# Separation agreement - Formal or Informal?



## HerToo (Oct 3, 2011)

Posted here as well since I'm not sure which is the best place to get an answer.

If you are in a separation with no clear direction of saving the marriage or not, was your separation agreement done formally (using the courts), or by only written agreement between the two of you (no court or lawyers involved)?


----------



## calif_hope (Feb 25, 2011)

The informal agreement is not worth the paper it's written on, especially when you don't have a clear picture if were you are and were you want to be.
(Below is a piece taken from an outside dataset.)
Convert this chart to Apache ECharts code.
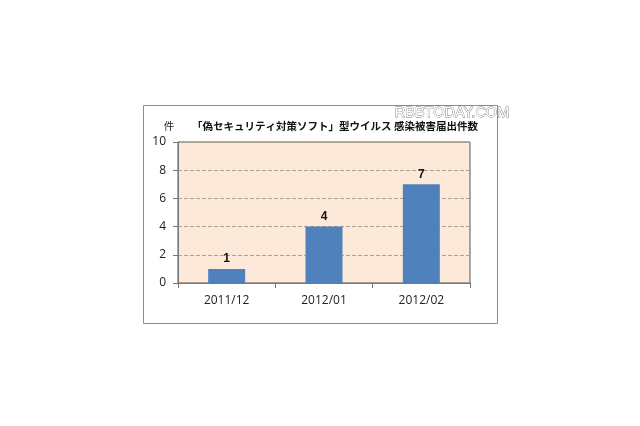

People will say get an informal agreement and have a notory put their stamp on it will give an informal agreement teeth and weight - nothing further from the truth.

Look an informal agreement will work if you have two people committed to each other and their marriage and see the separation as a necessary evil to save the marriage.

Go to the Family Court they may have programs that may get a formal agreement together.
_Posted via Mobile Device_


----------



## nice777guy (Nov 23, 2009)

Be careful - if you agree to something "informally" now - its my understanding that you might be setting a precedent for any later formal agreements.

For example - agreeing to leave the house and have limited visitation with the kids - a court could agree to keeping this in place if the children are doing OK with the agreement.


----------



## HerToo (Oct 3, 2011)

Thanks for the replies!


----------